Lock 1 of the 2nd canal was constructed in 1845 and is situated in the heart of the commercial core (across the street from Murphy’s restaurant). In operation until 1889 this is the very canal that helped usher in Confederation in 1867. Although structurally very sound, the lock is suffering from decades of neglect. The Kiwanis Club of St Catharines, in partnership with the Port Dalhousie Beatification and Works Committee (BWC), the Port Dalhousie Business Association and the City of St Catharines, has taken on the challenge of restoring the Lock into a public space for generations to come. It will be our gift to Canada in celebration of our 150th. This project will restore the Lock, turn it into a gathering place and educate people about the significant role it played in the history of Canada’s emergence as a nation.
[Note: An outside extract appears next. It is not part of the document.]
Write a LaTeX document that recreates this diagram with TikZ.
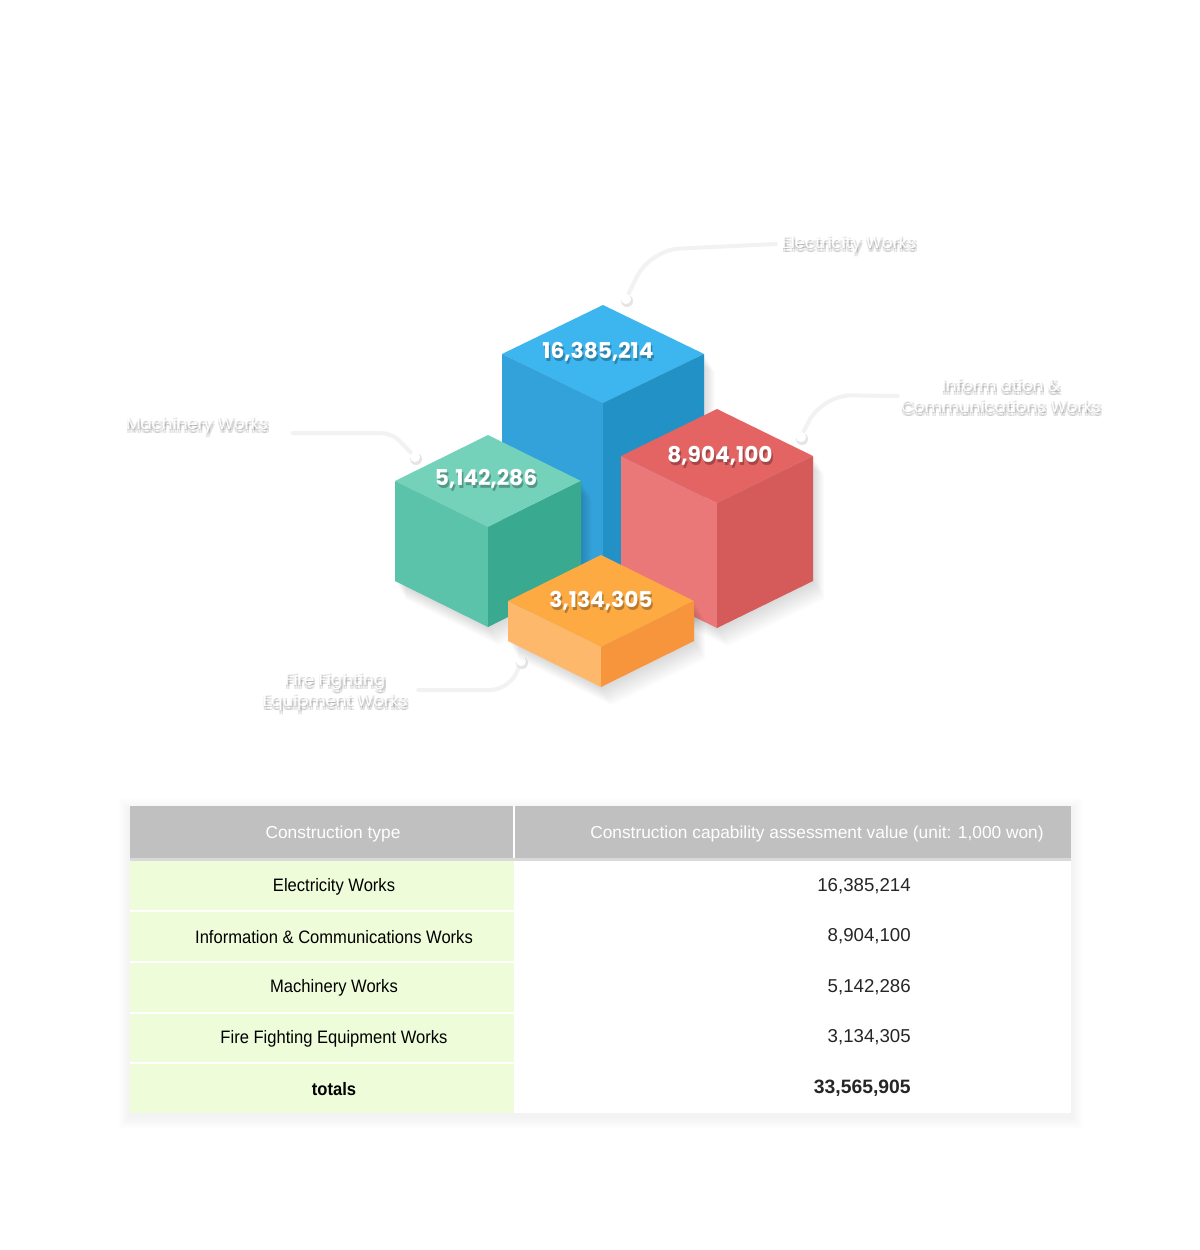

Much of the knowledge of the early canals has been lost to the text books and has faded from common knowledge, in particular the story of the Canal Horses. Anywhere from 4 to 12 horses would be harnessed to a ship in order to pull it the length of the canal. Their lives were misery coupled with drudgery and over the years countless numbers were sacrificed in the name of progress. On a blustery day it was not uncommon for the horses to be pulled over the edge by the buffeting ship and drown, or be crushed against the walls.
An integral part of this restoration will be a statue to honour the forgotten Tow Horses of the Welland canals. This project will bring back to the forefront of our communal knowledge the story of the Tow Horse and the sacrificial lives they led. Situated in the core of the commercial district, restoring it from the “naturalization” that has taken place will further serve as an economic-tourist boost.